Two years later he penned his first professionally produced play, Sinners. It was produced by Theatre New Brunswick in 1983 and directed by Malcolm Black, who would also direct Foster's next effort in 1984, The Melville Boys, which has become his signature work.

Lee and Owen Melville, "two working class brothers, one a big goof, the other a slightly more cerebral fellow (who is terminally ill)," says the Canadian Theatre Encyclopedia, arrive at a lakeside cabin for a relaxing weekend of fishing and brotherly bonding. Before they can open their tackle boxes, their plans are not-so-rudely interrupted by the arrival of two attractive, but very different, sisters.

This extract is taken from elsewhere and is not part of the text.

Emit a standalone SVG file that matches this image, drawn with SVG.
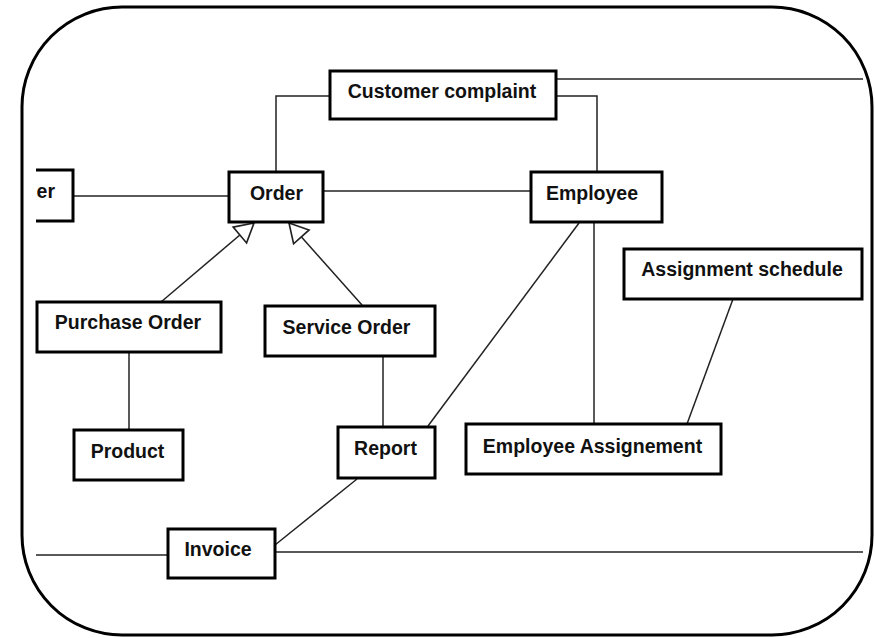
<svg xmlns="http://www.w3.org/2000/svg" width="875" height="638" viewBox="0 0 875 638">
  <defs>
    <style>
      .box { fill: #ffffff; stroke: #000000; stroke-width: 3; }
      .lbl { font-family: "Liberation Sans", Arial, sans-serif; font-weight: bold; font-size: 19.5px; fill: #111111; text-anchor: middle; }
      .link { fill: none; stroke: #222222; stroke-width: 1.5; }
    </style>
    <marker id="gen" markerUnits="userSpaceOnUse" markerWidth="24" markerHeight="24" viewBox="-19 -11 21 22" refX="0" refY="0" orient="auto">
      <path d="M0,0 L-17,-9.5 L-17,9.5 Z" fill="#ffffff" stroke="#222222" stroke-width="1.5"/>
    </marker>
    <clipPath id="view">
      <rect x="36" y="0" width="827" height="638"/>
    </clipPath>
  </defs>

  <rect x="0" y="0" width="875" height="638" fill="#ffffff"/>

  <!-- outer frame -->
  <rect x="22" y="7" width="850" height="628" rx="100" ry="100" fill="none" stroke="#000000" stroke-width="3"/>

  <g clip-path="url(#view)">
    <!-- connectors -->
    <g id="connectors">
      <path class="link" d="M556,79 H870"/>
      <path class="link" d="M330,96 H276 V171"/>
      <path class="link" d="M556,96 H597 V171"/>
      <path class="link" d="M74,196 H228"/>
      <path class="link" d="M323,191 H530"/>
      <path class="link" d="M161,302 L254,223" marker-end="url(#gen)"/>
      <path class="link" d="M362,305 L289,223" marker-end="url(#gen)"/>
      <path class="link" d="M129,352 V430"/>
      <path class="link" d="M383,357 V427"/>
      <path class="link" d="M579,223 L428,426"/>
      <path class="link" d="M594,222 V424"/>
      <path class="link" d="M733,299 L687,424"/>
      <path class="link" d="M357,479 L275,545"/>
      <path class="link" d="M20,555 H168"/>
      <path class="link" d="M275,552 H870"/>
    </g>

    <g id="customer">
      <rect class="box" x="10" y="170" width="63" height="51"/>
      <text x="55" y="198" style="font-family: 'Liberation Sans', Arial, sans-serif; font-weight: bold; font-size: 19.5px; fill: #111111; text-anchor: end;">er</text>
    </g>
  </g>

  <g id="customer-complaint">
    <rect class="box" x="330" y="71" width="226" height="48"/>
    <text class="lbl" x="442" y="98">Customer complaint</text>
  </g>

  <g id="order">
    <rect class="box" x="229" y="172" width="94" height="50"/>
    <text class="lbl" x="276.5" y="200">Order</text>
  </g>

  <g id="employee">
    <rect class="box" x="531" y="172" width="131" height="50"/>
    <text class="lbl" x="592" y="200">Employee</text>
  </g>

  <g id="assignment-schedule">
    <rect class="box" x="624" y="249" width="238" height="50"/>
    <text class="lbl" x="742" y="276">Assignment schedule</text>
  </g>

  <g id="purchase-order">
    <rect class="box" x="37" y="302" width="184" height="50"/>
    <text class="lbl" x="128" y="329">Purchase Order</text>
  </g>

  <g id="service-order">
    <rect class="box" x="265" y="306" width="170" height="50"/>
    <text class="lbl" x="346.5" y="334">Service Order</text>
  </g>

  <g id="product">
    <rect class="box" x="74" y="430" width="109" height="50"/>
    <text class="lbl" x="127.5" y="458">Product</text>
  </g>

  <g id="report">
    <rect class="box" x="338" y="427" width="97" height="51"/>
    <text class="lbl" x="385.5" y="455">Report</text>
  </g>

  <g id="employee-assignement">
    <rect class="box" x="466" y="424" width="255" height="50"/>
    <text class="lbl" x="592.5" y="453">Employee Assignement</text>
  </g>

  <g id="invoice">
    <rect class="box" x="168" y="529" width="107" height="49"/>
    <text class="lbl" x="218" y="556">Invoice</text>
  </g>
</svg>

"While there, they run into two sisters, one a silly wannabe actor, the other a more serious, intelligent lady. People pair up and the result is a story that is satisfying with some comic set pieces that are little gems (including a moment when the silly sister acts out her most famous commercial and, then, thinks, 'I'm dying' is a pick-up line). The second act is much shorter and handles most of the dramatic weight of the work," notes the encyclopedia. "Though the characters could be dismissed as caricature, Foster offers genuine humanity in the writing and, indeed, sets out acting challenges for performers."

The Royal Manitoba Theatre Centre, based in Winnipeg, last season brought Wingfield On Ice to Thompson March 12, 2011. As the first frost comes to Persephone Township, Walt and Maggie Wingfield are prepared to welcome new life to their farm - she's expecting and he's nesting. Alarmed about old feuds that divide the neighbours and disturb the tranquility of the community, Walt tries to reconcile strained relationships. His attempts to mend other people's fences are met with a resistance as stiff and cold as the weather itself - and the biggest challenge to all of them is looming on the horizon.

The slice of rural life is the fifth of seven in the Wingfield series, which follows stockbroker-turned-farmer Walt Wingfield, in a mythical township north of Toronto.

MTC wrapped up the City of Thompson's concert series for 2009-10 with Robert Chafe's 2002 play Tempting Providence, originally commissioned to be a "portable" play to be performed in Newfoundland and Labrador's senior citizen homes and schools, written as a series of episodes that chronicle the early years of Myra Bennett's life in Daniel's Harbour, Newfoundland and Labrador.

This winter marks the 34th consecutive year the MTC has gone on regional tour. In 2009, MTC brought to Thompson Theresa Rebeck's one-character play, Bad Dates, starring actress Precious Chong, daughter of Tommy Chong of Cheech and Chong fame, as Haley Walker in a monologue by a Texas woman transplanted to New York City. MTC also took the play to Churchill, making their first stop there in 17 years. MTC brought Rope's End, Doug Bowie's bittersweet 2006 comedy came to Thompson Jan. 29, 2008 as part of its annual regional tour.